*Task objective*: Can you transcribe every line exactly and leave the pictures behind?

══ Given data

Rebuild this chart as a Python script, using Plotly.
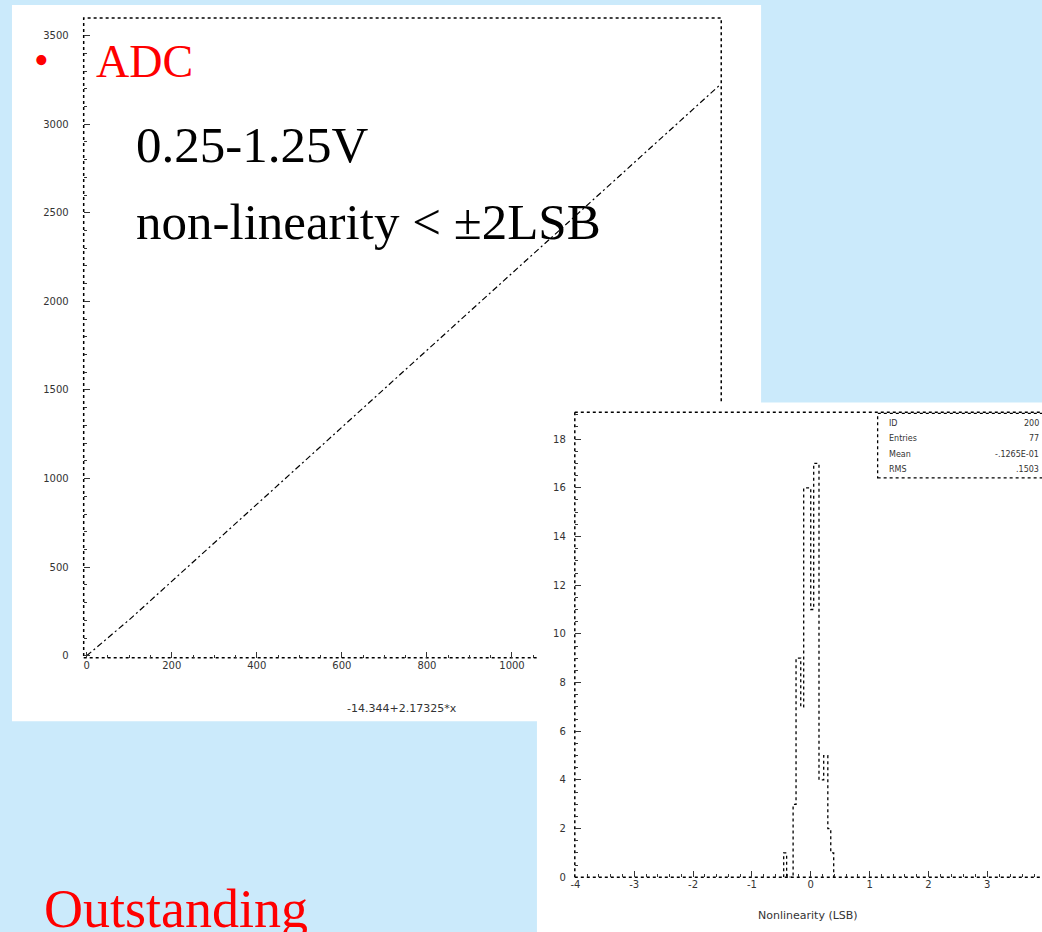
import plotly.graph_objects as go

# ---------------- data ----------------
adc_input = [0, 100, 200, 300, 400, 500, 600, 700, 800, 900, 1000, 1100, 1200, 1300, 1400, 1490]
adc_output = [0, 203, 420, 638, 855, 1072, 1290, 1507, 1724, 1942, 2159, 2376, 2594, 2811, 3028, 3224]
fit_label = "-14.344+2.17325*x"

x1_ticks = [0, 200, 400, 600, 800, 1000]
x1_minor = [50, 100, 150, 250, 300, 350, 450, 500, 550, 650, 700, 750, 850, 900, 950, 1050]
y1_ticks = [0, 500, 1000, 1500, 2000, 2500, 3000, 3500]

resid_edges = [-0.46, -0.41, -0.30, -0.25, -0.17, -0.12, 0.0, 0.05, 0.14, 0.22, 0.29, 0.34, 0.39]
resid_counts = [1, 0, 3, 9, 7, 16, 11, 17, 4, 5, 2, 1]
x2_ticks = [-4, -3, -2, -1, 0, 1, 2, 3]
y2_ticks = [0, 2, 4, 6, 8, 10, 12, 14, 16, 18]
x2_title = "Nonlinearity (LSB)"

stats_names = ["ID", "Entries", "Mean", "RMS"]
stats_values = ["200", "77", "-.1265E-01", ".1503"]

slide_title = "ADC"
slide_lines = ["0.25-1.25V", "non-linearity < \u00b12LSB"]
slide_footer = "Outstanding"

# ---------------- geometry helpers ----------------
W, H = 1042, 932
def px(x):
    return x / W
def py(y):
    return 1 - y / H

BG = "#cbeafb"
RED = "#ff0000"
TICKFONT = dict(family="DejaVu Sans", size=10, color="#333333")

fig = go.Figure()

# plot 1: ADC transfer line
fig.add_trace(go.Scatter(
    x=adc_input, y=adc_output, mode="lines",
    line=dict(color="black", width=1.2, dash="6px,3px,2px,3px"),
    xaxis="x", yaxis="y", showlegend=False, hoverinfo="skip"))

# plot 2: residual histogram as step outline
step_x = [resid_edges[0]] + resid_edges
step_y = [0] + resid_counts + [0]
fig.add_trace(go.Scatter(
    x=step_x, y=step_y, mode="lines", line_shape="hv",
    line=dict(color="black", width=1.3, dash="dot"),
    xaxis="x2", yaxis="y2", showlegend=False, hoverinfo="skip"))

shapes = []
# white panel of plot 1
shapes.append(dict(type="rect", xref="paper", yref="paper", layer="below",
                   x0=px(8), x1=px(760), y0=py(726), y1=py(5),
                   fillcolor="white", line=dict(width=0)))
# frame of plot 1
shapes.append(dict(type="rect", xref="x domain", yref="y domain", layer="below",
                   x0=0, x1=1, y0=0, y1=1, fillcolor="rgba(0,0,0,0)",
                   line=dict(color="black", width=1.5, dash="dot")))
# white panel of plot 2 (covers the lower-right part of plot 1)
shapes.append(dict(type="rect", xref="paper", yref="paper", layer="below",
                   x0=px(535), x1=px(1050), y0=py(940), y1=py(405),
                   fillcolor="white", line=dict(width=0)))
# frame of plot 2 (left, top, bottom)
for s in [dict(x0=0, x1=0, y0=0, y1=1), dict(x0=0, x1=1.02, y0=1, y1=1), dict(x0=0, x1=1.02, y0=0, y1=0)]:
    shapes.append(dict(type="line", xref="x2 domain", yref="y2 domain", layer="below",
                       line=dict(color="black", width=1.5, dash="dot"), **s))
# stats box
shapes.append(dict(type="rect", xref="paper", yref="paper", layer="below",
                   x0=px(877), x1=px(1060), y0=py(481), y1=py(416),
                   fillcolor="white", line=dict(color="black", width=1.3, dash="dot")))

annotations = []
# slide text
annotations.append(dict(text="\u2022", x=px(28), y=py(60), xref="paper", yref="paper",
                        xanchor="left", yanchor="middle", showarrow=False,
                        font=dict(family="Liberation Serif", size=42, color=RED)))
annotations.append(dict(text=slide_title, x=px(90), y=py(62), xref="paper", yref="paper",
                        xanchor="left", yanchor="middle", showarrow=False,
                        font=dict(family="Liberation Serif", size=46, color=RED)))
for i, t in enumerate(slide_lines):
    annotations.append(dict(text=t, x=px(131), y=py(146 + 77 * i), xref="paper", yref="paper",
                            xanchor="left", yanchor="middle", showarrow=False,
                            font=dict(family="Liberation Serif", size=51, color="black")))
annotations.append(dict(text=slide_footer, x=px(38), y=py(915), xref="paper", yref="paper",
                        xanchor="left", yanchor="middle", showarrow=False,
                        font=dict(family="Liberation Serif", size=54, color=RED)))
# axis titles
annotations.append(dict(text=fit_label, x=0.5, y=py(713), xref="x domain", yref="paper",
                        xanchor="center", yanchor="middle", showarrow=False,
                        font=dict(family="DejaVu Sans", size=11, color="#333333")))
annotations.append(dict(text=x2_title, x=px(807), y=py(921), xref="paper", yref="paper",
                        xanchor="center", yanchor="middle", showarrow=False,
                        font=dict(family="DejaVu Sans", size=11, color="#333333")))
# stats box text
for i, (n, v) in enumerate(zip(stats_names, stats_values)):
    yy = py(426 + 15.5 * i)
    annotations.append(dict(text=n, x=px(886), y=yy, xref="paper", yref="paper",
                            xanchor="left", yanchor="middle", showarrow=False,
                            font=dict(family="DejaVu Sans", size=8, color="#333333")))
    annotations.append(dict(text=v, x=px(1041), y=yy, xref="paper", yref="paper",
                            xanchor="right", yanchor="middle", showarrow=False,
                            font=dict(family="DejaVu Sans", size=8, color="#333333")))

fig.update_layout(
    width=W, height=H, margin=dict(l=0, r=0, t=0, b=0),
    paper_bgcolor=BG, plot_bgcolor="rgba(0,0,0,0)",
    shapes=shapes, annotations=annotations,
    xaxis=dict(domain=[px(80), px(720)], range=[-7, 1492], anchor="y",
               tickmode="array", tickvals=x1_ticks, ticktext=[str(v) for v in x1_ticks],
               ticks="inside", ticklen=6, tickwidth=1, tickcolor="#333333",
               minor=dict(tickmode="array", tickvals=x1_minor, ticks="inside", ticklen=3, tickcolor="#333333"),
               showgrid=False, zeroline=False, showline=False, tickfont=TICKFONT),
    yaxis=dict(domain=[py(662), py(18)], range=[-11, 3600], anchor="x",
               tickmode="array", tickvals=y1_ticks, ticktext=[str(v) for v in y1_ticks],
               ticks="inside", ticklen=6, tickwidth=1, tickcolor="#333333",
               minor=dict(dtick=100, ticks="inside", ticklen=3, tickcolor="#333333"),
               ticklabelstandoff=14,
               showgrid=False, zeroline=False, showline=False, tickfont=TICKFONT),
    xaxis2=dict(domain=[px(573), 1.0], range=[-4.01, 3.93], anchor="y2",
                tickmode="array", tickvals=x2_ticks, ticktext=[str(v) for v in x2_ticks],
                ticks="inside", ticklen=6, tickwidth=1, tickcolor="#333333",
                minor=dict(dtick=0.2, ticks="inside", ticklen=3, tickcolor="#333333"),
                showgrid=False, zeroline=False, showline=False, tickfont=TICKFONT),
    yaxis2=dict(domain=[py(883), py(415)], range=[0, 19.1], anchor="x2",
                tickmode="array", tickvals=y2_ticks, ticktext=[str(v) for v in y2_ticks],
                ticks="inside", ticklen=6, tickwidth=1, tickcolor="#333333",
                minor=dict(dtick=0.5, ticks="inside", ticklen=3, tickcolor="#333333"),
                ticklabelstandoff=8,
                showgrid=False, zeroline=False, showline=False, tickfont=TICKFONT),
)

fig.write_html("out.html")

════

*Complete response*:
Rebuild this chart as a Python script, using Plotly.
import plotly.graph_objects as go

# ---------------- data ----------------
adc_input = [0, 100, 200, 300, 400, 500, 600, 700, 800, 900, 1000, 1100, 1200, 1300, 1400, 1490]
adc_output = [0, 203, 420, 638, 855, 1072, 1290, 1507, 1724, 1942, 2159, 2376, 2594, 2811, 3028, 3224]
fit_label = "-14.344+2.17325*x"

x1_ticks = [0, 200, 400, 600, 800, 1000]
x1_minor = [50, 100, 150, 250, 300, 350, 450, 500, 550, 650, 700, 750, 850, 900, 950, 1050]
y1_ticks = [0, 500, 1000, 1500, 2000, 2500, 3000, 3500]

resid_edges = [-0.46, -0.41, -0.30, -0.25, -0.17, -0.12, 0.0, 0.05, 0.14, 0.22, 0.29, 0.34, 0.39]
resid_counts = [1, 0, 3, 9, 7, 16, 11, 17, 4, 5, 2, 1]
x2_ticks = [-4, -3, -2, -1, 0, 1, 2, 3]
y2_ticks = [0, 2, 4, 6, 8, 10, 12, 14, 16, 18]
x2_title = "Nonlinearity (LSB)"

stats_names = ["ID", "Entries", "Mean", "RMS"]
stats_values = ["200", "77", "-.1265E-01", ".1503"]

slide_title = "ADC"
slide_lines = ["0.25-1.25V", "non-linearity < \u00b12LSB"]
slide_footer = "Outstanding"

# ---------------- geometry helpers ----------------
W, H = 1042, 932
def px(x):
    return x / W
def py(y):
    return 1 - y / H

BG = "#cbeafb"
RED = "#ff0000"
TICKFONT = dict(family="DejaVu Sans", size=10, color="#333333")

fig = go.Figure()

# plot 1: ADC transfer line
fig.add_trace(go.Scatter(
    x=adc_input, y=adc_output, mode="lines",
    line=dict(color="black", width=1.2, dash="6px,3px,2px,3px"),
    xaxis="x", yaxis="y", showlegend=False, hoverinfo="skip"))

# plot 2: residual histogram as step outline
step_x = [resid_edges[0]] + resid_edges
step_y = [0] + resid_counts + [0]
fig.add_trace(go.Scatter(
    x=step_x, y=step_y, mode="lines", line_shape="hv",
    line=dict(color="black", width=1.3, dash="dot"),
    xaxis="x2", yaxis="y2", showlegend=False, hoverinfo="skip"))

shapes = []
# white panel of plot 1
shapes.append(dict(type="rect", xref="paper", yref="paper", layer="below",
                   x0=px(8), x1=px(760), y0=py(726), y1=py(5),
                   fillcolor="white", line=dict(width=0)))
# frame of plot 1
shapes.append(dict(type="rect", xref="x domain", yref="y domain", layer="below",
                   x0=0, x1=1, y0=0, y1=1, fillcolor="rgba(0,0,0,0)",
                   line=dict(color="black", width=1.5, dash="dot")))
# white panel of plot 2 (covers the lower-right part of plot 1)
shapes.append(dict(type="rect", xref="paper", yref="paper", layer="below",
                   x0=px(535), x1=px(1050), y0=py(940), y1=py(405),
                   fillcolor="white", line=dict(width=0)))
# frame of plot 2 (left, top, bottom)
for s in [dict(x0=0, x1=0, y0=0, y1=1), dict(x0=0, x1=1.02, y0=1, y1=1), dict(x0=0, x1=1.02, y0=0, y1=0)]:
    shapes.append(dict(type="line", xref="x2 domain", yref="y2 domain", layer="below",
                       line=dict(color="black", width=1.5, dash="dot"), **s))
# stats box
shapes.append(dict(type="rect", xref="paper", yref="paper", layer="below",
                   x0=px(877), x1=px(1060), y0=py(481), y1=py(416),
                   fillcolor="white", line=dict(color="black", width=1.3, dash="dot")))

annotations = []
# slide text
annotations.append(dict(text="\u2022", x=px(28), y=py(60), xref="paper", yref="paper",
                        xanchor="left", yanchor="middle", showarrow=False,
                        font=dict(family="Liberation Serif", size=42, color=RED)))
annotations.append(dict(text=slide_title, x=px(90), y=py(62), xref="paper", yref="paper",
                        xanchor="left", yanchor="middle", showarrow=False,
                        font=dict(family="Liberation Serif", size=46, color=RED)))
for i, t in enumerate(slide_lines):
    annotations.append(dict(text=t, x=px(131), y=py(146 + 77 * i), xref="paper", yref="paper",
                            xanchor="left", yanchor="middle", showarrow=False,
                            font=dict(family="Liberation Serif", size=51, color="black")))
annotations.append(dict(text=slide_footer, x=px(38), y=py(915), xref="paper", yref="paper",
                        xanchor="left", yanchor="middle", showarrow=False,
                        font=dict(family="Liberation Serif", size=54, color=RED)))
# axis titles
annotations.append(dict(text=fit_label, x=0.5, y=py(713), xref="x domain", yref="paper",
                        xanchor="center", yanchor="middle", showarrow=False,
                        font=dict(family="DejaVu Sans", size=11, color="#333333")))
annotations.append(dict(text=x2_title, x=px(807), y=py(921), xref="paper", yref="paper",
                        xanchor="center", yanchor="middle", showarrow=False,
                        font=dict(family="DejaVu Sans", size=11, color="#333333")))
# stats box text
for i, (n, v) in enumerate(zip(stats_names, stats_values)):
    yy = py(426 + 15.5 * i)
    annotations.append(dict(text=n, x=px(886), y=yy, xref="paper", yref="paper",
                            xanchor="left", yanchor="middle", showarrow=False,
                            font=dict(family="DejaVu Sans", size=8, color="#333333")))
    annotations.append(dict(text=v, x=px(1041), y=yy, xref="paper", yref="paper",
                            xanchor="right", yanchor="middle", showarrow=False,
                            font=dict(family="DejaVu Sans", size=8, color="#333333")))

fig.update_layout(
    width=W, height=H, margin=dict(l=0, r=0, t=0, b=0),
    paper_bgcolor=BG, plot_bgcolor="rgba(0,0,0,0)",
    shapes=shapes, annotations=annotations,
    xaxis=dict(domain=[px(80), px(720)], range=[-7, 1492], anchor="y",
               tickmode="array", tickvals=x1_ticks, ticktext=[str(v) for v in x1_ticks],
               ticks="inside", ticklen=6, tickwidth=1, tickcolor="#333333",
               minor=dict(tickmode="array", tickvals=x1_minor, ticks="inside", ticklen=3, tickcolor="#333333"),
               showgrid=False, zeroline=False, showline=False, tickfont=TICKFONT),
    yaxis=dict(domain=[py(662), py(18)], range=[-11, 3600], anchor="x",
               tickmode="array", tickvals=y1_ticks, ticktext=[str(v) for v in y1_ticks],
               ticks="inside", ticklen=6, tickwidth=1, tickcolor="#333333",
               minor=dict(dtick=100, ticks="inside", ticklen=3, tickcolor="#333333"),
               ticklabelstandoff=14,
               showgrid=False, zeroline=False, showline=False, tickfont=TICKFONT),
    xaxis2=dict(domain=[px(573), 1.0], range=[-4.01, 3.93], anchor="y2",
                tickmode="array", tickvals=x2_ticks, ticktext=[str(v) for v in x2_ticks],
                ticks="inside", ticklen=6, tickwidth=1, tickcolor="#333333",
                minor=dict(dtick=0.2, ticks="inside", ticklen=3, tickcolor="#333333"),
                showgrid=False, zeroline=False, showline=False, tickfont=TICKFONT),
    yaxis2=dict(domain=[py(883), py(415)], range=[0, 19.1], anchor="x2",
                tickmode="array", tickvals=y2_ticks, ticktext=[str(v) for v in y2_ticks],
                ticks="inside", ticklen=6, tickwidth=1, tickcolor="#333333",
                minor=dict(dtick=0.5, ticks="inside", ticklen=3, tickcolor="#333333"),
                ticklabelstandoff=8,
                showgrid=False, zeroline=False, showline=False, tickfont=TICKFONT),
)

fig.write_html("out.html")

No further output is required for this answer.